I was expecting this book to be better than it actually was. Not that it was bad – it just wasn’t as good as the blurb had led me to believe it would be. I feel as if it could easily have been a couple hundred pages longer. I felt certain aspects were rushed, and I had to read back over a few portions of the book because I didn’t get what was going on the first time round.

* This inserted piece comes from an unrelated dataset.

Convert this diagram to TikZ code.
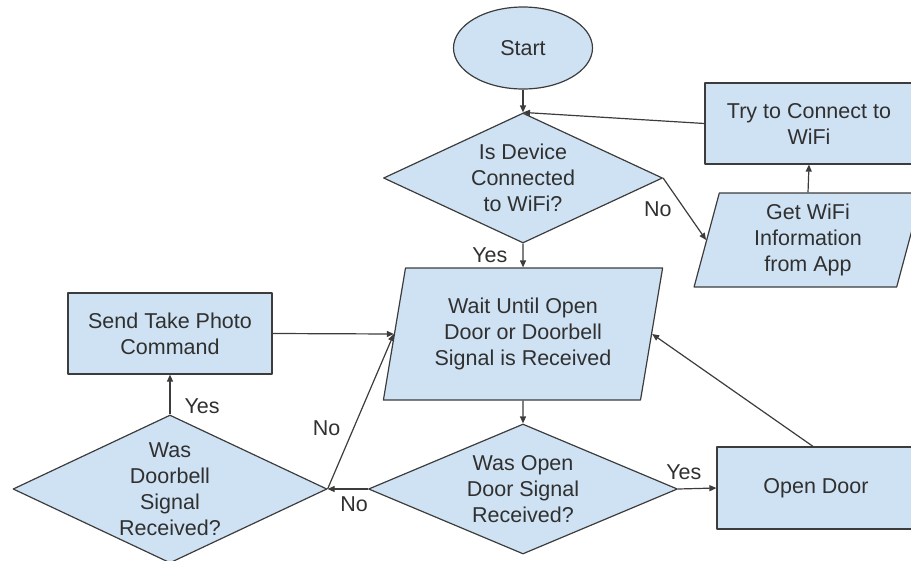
\documentclass[tikz,border=0pt]{standalone}
\usepackage{fontspec}
\setmainfont{Liberation Sans}
\usepackage{tikz}
\usetikzlibrary{arrows.meta,shapes.geometric,calc,positioning}
\definecolor{boxfill}{HTML}{CFE2F3}
\definecolor{boxline}{HTML}{3C3C3C}
\definecolor{boxtext}{HTML}{303030}
\tikzstyle{edge}    =[draw=boxline, line width=1.2pt,
                      -{Triangle[length=7pt,width=6pt]}]
\tikzstyle{block}   =[draw=boxline, fill=boxfill, line width=1.2pt,
                      align=center, inner sep=0pt, text=boxtext]
\tikzstyle{process} =[block, rectangle]
\tikzstyle{decision}=[block, diamond]
\tikzstyle{io}      =[block, trapezium, trapezium left angle=77,
                      trapezium right angle=103, trapezium stretches=true]
\tikzstyle{terminal}=[block, ellipse]
\tikzstyle{answer}  =[text=boxtext, inner sep=2pt]

\begin{document}
\begin{tikzpicture}[x=1pt, y=-1pt, line join=round,
            every node/.style={font=\fontsize{21.5}{26}\selectfont}]
    \clip (0,0) rectangle (911,560);

    % top: start and wifi loop
    \node[terminal, minimum width=139pt, minimum height=82pt] (start) at (523,48) {Start};
    \node[decision, minimum width=279pt, minimum height=130pt, shape aspect=2.15]
        (conn) at (523,178) {Is Device\\Connected\\to WiFi?};
    \node[process, minimum width=208pt, minimum height=81pt] (tryc) at (809,123.5)
        {Try to Connect to\\WiFi};
    \node[io, trapezium left angle=78, trapezium right angle=102,
          minimum width=228pt, minimum height=94pt] (getw) at (808,240)
        {Get WiFi\\Information\\from App};

    % middle and bottom rows
    \node[io, minimum width=280pt, minimum height=132pt] (wait) at (523,334)
        {Wait Until Open\\Door or Doorbell\\Signal is Received};
    \node[process, minimum width=204pt, minimum height=81pt] (send) at (170,333.5)
        {Send Take Photo\\Command};
    \node[decision, minimum width=309pt, minimum height=130pt, shape aspect=2.38]
        (opend) at (523,489) {Was Open\\Door Signal\\Received?};
    \node[decision, minimum width=314pt, minimum height=148pt, shape aspect=2.12]
        (bell) at (170,489) {Was\\Doorbell\\Signal\\Received?};
    \node[process, minimum width=198pt, minimum height=82pt] (door) at (816,488) {Open Door};

    \draw[edge] (start.south) -- (conn.north);
    \draw[edge] (tryc.west) -- (conn.north);
    \draw[edge] (conn.east) -- node[answer, left=10.5pt] {No} (getw.west);
    \draw[edge] (getw.north) -- (tryc.south);
    \draw[edge] (conn.south) -- node[answer, left=13pt] {Yes} (wait.north);
    \draw[edge] (wait.south) -- (opend.north);
    \draw[edge] (opend.east) -- node[answer, pos=0.15, above=7pt] {Yes} (door.west);
    \draw[edge] ([xshift=-3pt]door.north) -- (wait.east);
    \draw[edge] (opend.west) -- node[answer, pos=0.34, below=5pt] {No} (bell.east);
    \draw[edge] (bell.north) -- node[answer, pos=0.2, right=12pt] {Yes} (send.south);
    \draw[edge] (send.east) -- (wait.west);
    \draw[edge] (bell.east) -- node[answer, pos=0.39, left=10.5pt] {No} (wait.west);
\end{tikzpicture}
\end{document}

The Killables follows Evie, a young girl (seventeen maybe?) who doesn’t quite fit the part of the “good citizen”. She lives in The City, where everybody is given a label, A, B, C, or D, based on how good they are. When they’re born, everyone in The City has the part of their brain that makes them evil taken out, in the aim to make everybody “good”. However there is another label – K. If you’re labelled a K that means that the evil part of your brain has grown back, and you’re taken away from everyone you know to have the operation again.
Or are you?
Evie is due to marry Lucas, who is a perfect citizen. She has a good job, and is a solid B. However, she keeps having dreams about a strange protector, and she fears that she isn’t as good as she’s trying to be. She doesn’t quite fit in with The City’s idea of “a good citizen”. She doesn’t really get along that well with her mother and she sneaks out of her house at night to meet up with Raffie – Lucas’s brother and “bad citizen”.
She’s a pretty okay character. I mean there’s not that much in the way of character development, but she’s not too bad to begin with, so it’s fine. She was an interesting character in the way she behaved kind of differently from how the main character usually behaves in Dystopian novels. Usually the character isn’t really challenging the regime at the start of the novel – they eventually figure out something’s wrong or something shocking happens that forces them into action. There are so many books in which this happens, like Divergent by Veronica Roth, or Uglies by Scott Westerfeld. However, contrary to the usual way of doing things, in The Killables, Evie is actually dissatisfied with the system form the start. It’s quite refreshing actually.
So who is this Lucas?
Lucas is the person Evie is due to marry, or “matched” to. He’s a model citizen with a high up government job, and he’s an A, even though his father was labelled a K when he was a child. Word is that Lucas actually informed The City of his father’s misdeeds, causing him to be taken away. He doesn’t really get along with his brother Raffie, and is constantly putting him down to others.
He may not seem like a very nice character, but there’s actually a lot behind his stony exterior. In fact, I would have to say that Lucas was my favourite character in the book. I won’t spoil anything, but let’s just say you if you look up character development in the dictionary, you get a picture of Lucas (after The Mayor and Davy Prentiss that is).
Perhaps the opposite of Lucas, however, was his brother Raffie. Raffie never really got over the fact that Lucas sold out their father, and he’s really bitter. He’s seeing Evie behind Lucas’ back, and this causes quite a bit of friction initially, then it seems to die down for a bit, and then near the middle of the book it resurfaces again.
Raffie, for me, was the worst character. He was completely one-dimensional, there was absolutely no development at all, and he was, to put it bluntly, a really boring character. At the beginning of the story he seemed vaguely interesting, but the angry brooding can only go on for so long before it gets old. I felt myself hoping that the writer would kill him off, he was just so insufferable.
As for the plot, it was actually really good, though as I said before, the book could easily have been another two hundred pages longer. I felt like there were a lot of things that were a bit rushed, and certain scenes could have been a lot clearer if they were longer, as things would have been explained better. I know “filler” scenes aren’t always a good thing, but when the pace started to pick up in The Killables, it never slowed down again, so maybe some filler would have helped.
All in all The Killables was good enough, though the story had the potential to be so much better. The love triangle was completely unnecessary, and really I think the story would have been better without it. I would give it 3/5 stars.